# TO BE DONE:
Scan the listing below and copy every line holding "script".

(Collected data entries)
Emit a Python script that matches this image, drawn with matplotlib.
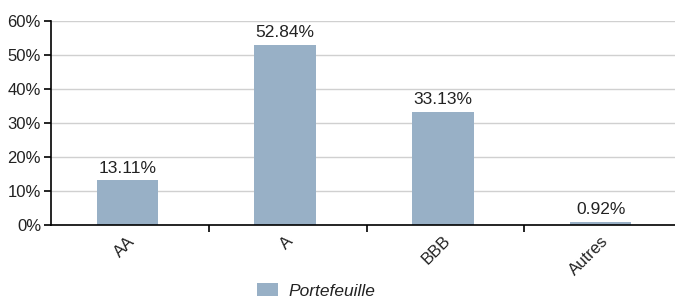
import matplotlib
matplotlib.use('Agg')
import matplotlib.pyplot as plt
import matplotlib.patches as mpatches
from matplotlib.ticker import FixedLocator, PercentFormatter

categories = ['AA', 'A', 'BBB', 'Autres']
values = [13.11, 52.84, 33.13, 0.92]
yticks = [0, 10, 20, 30, 40, 50, 60]

bar_color = '#98b0c6'
text_color = '#222222'

plt.rcParams['font.family'] = ['Liberation Sans', 'DejaVu Sans']

W, H = 675, 302
fig = plt.figure(figsize=(W / 100, H / 100), dpi=100)
# axes spans beyond the right edge, as in the original
ax = fig.add_axes([51 / W, 1 - 225 / H, (679 - 51) / W, (225 - 21) / H])

x = range(len(categories))
ax.bar(x, values, width=0.39, color=bar_color, zorder=2)

for xi, v in zip(x, values):
    ax.annotate('{:.2f}%'.format(v), (xi, v), xytext=(0, 3.5), textcoords='offset points',
                ha='center', va='bottom', fontsize=12.5, color=text_color)

ax.set_xlim(-0.485, 3.497)
ax.set_ylim(0, 60)
ax.set_yticks(yticks)
ax.yaxis.set_major_formatter(PercentFormatter(decimals=0))
ax.grid(axis='y', color='#d0d0d0', linewidth=1, zorder=0)

# category labels at centers, ticks between categories
ax.set_xticks(list(x))
ax.set_xticklabels(categories, rotation=45, ha='right', rotation_mode='anchor',
                   fontsize=12, color=text_color)
ax.tick_params(axis='x', length=0, pad=6)
ax.xaxis.set_minor_locator(FixedLocator([0.517, 1.517, 2.517]))
ax.tick_params(axis='x', which='minor', length=5, width=1.2, color='black')
ax.tick_params(axis='y', length=5, width=1.2, labelsize=12, labelcolor=text_color, pad=2.2)

for s in ['top', 'right']:
    ax.spines[s].set_visible(False)
for s in ['left', 'bottom']:
    ax.spines[s].set_linewidth(1.2)
    ax.spines[s].set_zorder(3)

handle = mpatches.Rectangle((0, 0), 1, 1, facecolor=bar_color, edgecolor='none')
fig.legend([handle], ['Portefeuille'], loc='center left',
           bbox_to_anchor=(257 / W, 1 - 291 / H), frameon=False,
           prop={'style': 'italic', 'size': 12.5}, handlelength=1.2, handleheight=0.8,
           handletextpad=0.62, labelcolor=text_color, borderpad=0, borderaxespad=0)

fig.savefig('out.png', dpi=100)
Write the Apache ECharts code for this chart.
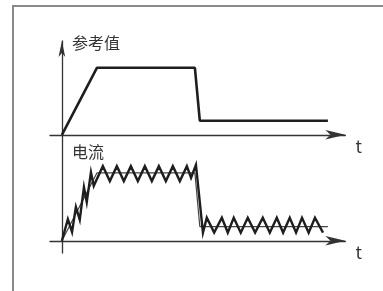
<!DOCTYPE html>
<html>
<head>
<meta charset="utf-8">
<script src="https://cdn.jsdelivr.net/npm/echarts@6/dist/echarts.min.js"></script>
<style>
  html, body { margin: 0; padding: 0; background: #fff; }
  #chart { width: 383px; height: 291px; }
</style>
</head>
<body>
<div id="chart"></div>
<script>
// 参考值 (setpoint) over time
var refT = [0, 10, 38, 39.4, 76];
var refV = [0, 100, 100, 21, 21];

// 电流 (measured current), zigzag around the setpoint
var curT = [0, 1.7, 2.9, 4, 5.1, 6.3, 7.1, 8.3, 9.1,
    11.7, 13.7, 15.7, 17.7, 19.7, 21.7, 23.7, 25.7, 27.7, 29.7, 31.7, 33.7, 35.7, 36.9, 38.3,
    40.3, 41.4, 43.5, 45.7, 47.4, 49.1, 51.1, 53.1, 55.2, 57.4, 59.4, 61.4, 63.2, 65.1,
    66.9, 68.6, 70.5, 72.3, 74.6];
var curV = [0, 32, 13, 50, 31, 79, 57, 101, 81,
    110, 88, 110, 88, 110, 88, 110, 88, 110, 88, 110, 88, 110, 93, 112,
    12, 34, 12, 34, 12, 34, 12, 34, 12, 34, 12, 34, 12, 34,
    12, 34, 12, 34, 12];

var axisNames = ['参考值', '电流', 't'];

function pairs(xs, ys) {
    return xs.map(function (x, i) { return [x, ys[i]]; });
}

var font = '"Noto Sans CJK SC", "Noto Sans", sans-serif';
var lineCol = '#333';

function xAx(idx) {
    return {
        type: 'value', gridIndex: idx, min: -3.4, max: 81,
        name: axisNames[2], nameLocation: 'end', nameGap: 10,
        nameTextStyle: { color: '#333', fontSize: 17, fontFamily: font, verticalAlign: 'top', align: 'left', padding: [3, 0, 0, 0] },
        axisLine: { lineStyle: { color: lineCol, width: 1.3 }, symbol: ['none', 'arrow'], symbolSize: [7, 20] },
        axisTick: { show: false }, axisLabel: { show: false }, splitLine: { show: false }
    };
}

var option = {
    animation: false,
    backgroundColor: '#fff',
    graphic: [{
        type: 'rect', shape: { x: 13, y: 6, width: 420, height: 320 },
        style: { fill: 'none', stroke: '#8a8a8a', lineWidth: 2 }, silent: true
    }],
    grid: [
        { left: 50, top: 41, width: 295.4, height: 95.8 },
        { left: 50, top: 137, width: 295.4, height: 116 }
    ],
    xAxis: [xAx(0), xAx(1)],
    yAxis: [
        {
            type: 'value', gridIndex: 0, min: -3, max: 140,
            name: axisNames[0], nameLocation: 'end', nameGap: -2,
            nameTextStyle: { color: '#333', fontSize: 16, fontFamily: font, align: 'left', verticalAlign: 'middle', padding: [0, 0, 0, 10] },
            axisLine: { lineStyle: { color: lineCol, width: 1.3 }, symbol: ['none', 'arrow'], symbolSize: [5, 16] },
            axisTick: { show: false }, axisLabel: { show: false }, splitLine: { show: false }
        },
        {
            type: 'value', gridIndex: 1, min: -18, max: 153,
            name: axisNames[1], nameLocation: 'end', nameGap: -15,
            nameTextStyle: { color: '#333', fontSize: 16, fontFamily: font, align: 'left', verticalAlign: 'middle', padding: [0, 0, 0, 10] },
            axisLine: { lineStyle: { color: lineCol, width: 1.3 } },
            axisTick: { show: false }, axisLabel: { show: false }, splitLine: { show: false }
        }
    ],
    series: [
        {
            type: 'line', xAxisIndex: 0, yAxisIndex: 0, data: pairs(refT, refV),
            showSymbol: false, lineStyle: { color: '#1e1e1e', width: 2.6 }
        },
        {
            type: 'line', xAxisIndex: 1, yAxisIndex: 1, data: pairs(refT, refV),
            showSymbol: false, lineStyle: { color: '#444', width: 1.2 }
        },
        {
            type: 'line', xAxisIndex: 1, yAxisIndex: 1, data: pairs(curT, curV),
            showSymbol: false, lineStyle: { color: '#1e1e1e', width: 2.4, join: 'miter' }
        }
    ]
};

var chart = echarts.init(document.getElementById('chart'));
chart.setOption(option);
</script>
</body>
</html>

# PROBLEM SOLUTION:
Emit a Python script that matches this image, drawn with matplotlib.
<script src="https://cdn.jsdelivr.net/npm/echarts@6/dist/echarts.min.js"></script>
<script>
</script>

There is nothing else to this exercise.